WMRB
- Columbia, Tennessee; United States;
- Frequency: 910 kHz
- Branding: Radio Vida 1130

Programming
- Format: Spanish Christian

Ownership
- Owner: Rev. Jose Rodriguez; (Iglesia Hispana de Nashville, Inc.);
- Sister stations: WSBI, WYXE

History
- First air date: September 21, 1982

Technical information
- Licensing authority: FCC
- Facility ID: 3405
- Class: D
- Power: 500 watts day 101 watts night
- Transmitter coordinates: 35°36′24.00″N 87°1′30.00″W﻿ / ﻿35.6066667°N 87.0250000°W

Links
- Public license information: Public file; LMS;
- Website: radiovida1130.com

= WMRB =

WMRB (910 AM, "Radio Vida") is a radio station broadcasting a Spanish Christian format. Licensed to Columbia, Tennessee, United States, the station is currently owned by Rev.
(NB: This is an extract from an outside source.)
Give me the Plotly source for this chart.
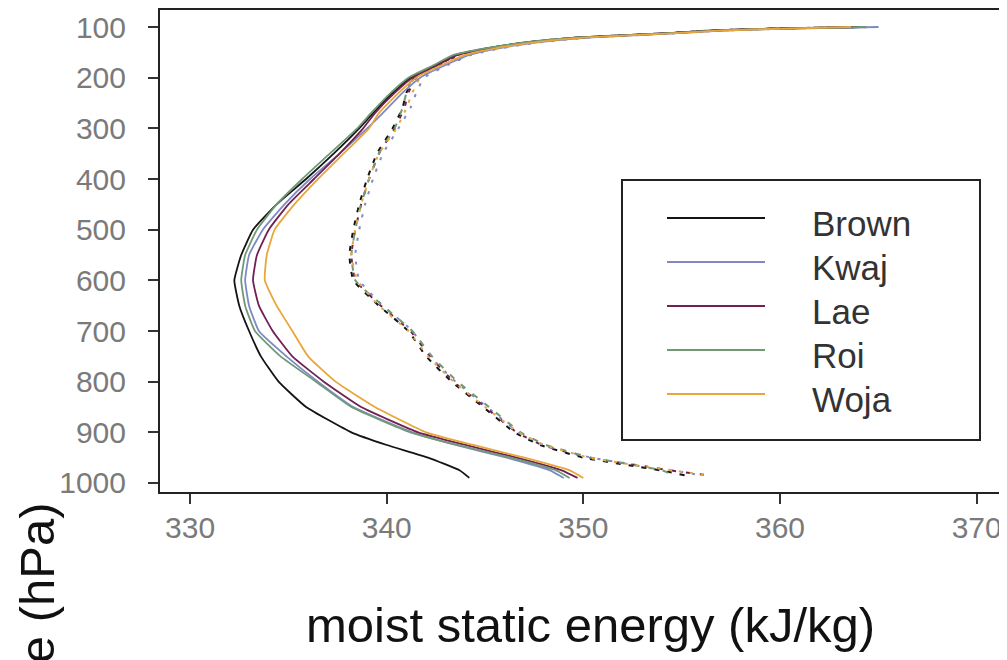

Jose Rodriguez, through licensee Iglesia Hispana de Nashville, Inc., and broadcast programming via satellite from Sister Station WYXE in Gallatin, Tennessee.

==History==
The Station signed on September 21, 1982 under the ownership of Ogilvie Family Ministries, and would broadcast a Religious Format until 2005, when the Station would flip to broadcasting programming from Fox Sports Radio branded as "910 The Duck".

Ogilvie Family Ministries would sell WMRB to Iglesia Hispana de Nashville on March 14, 2014, who would then change the format to Spanish Christian a day after on March 15.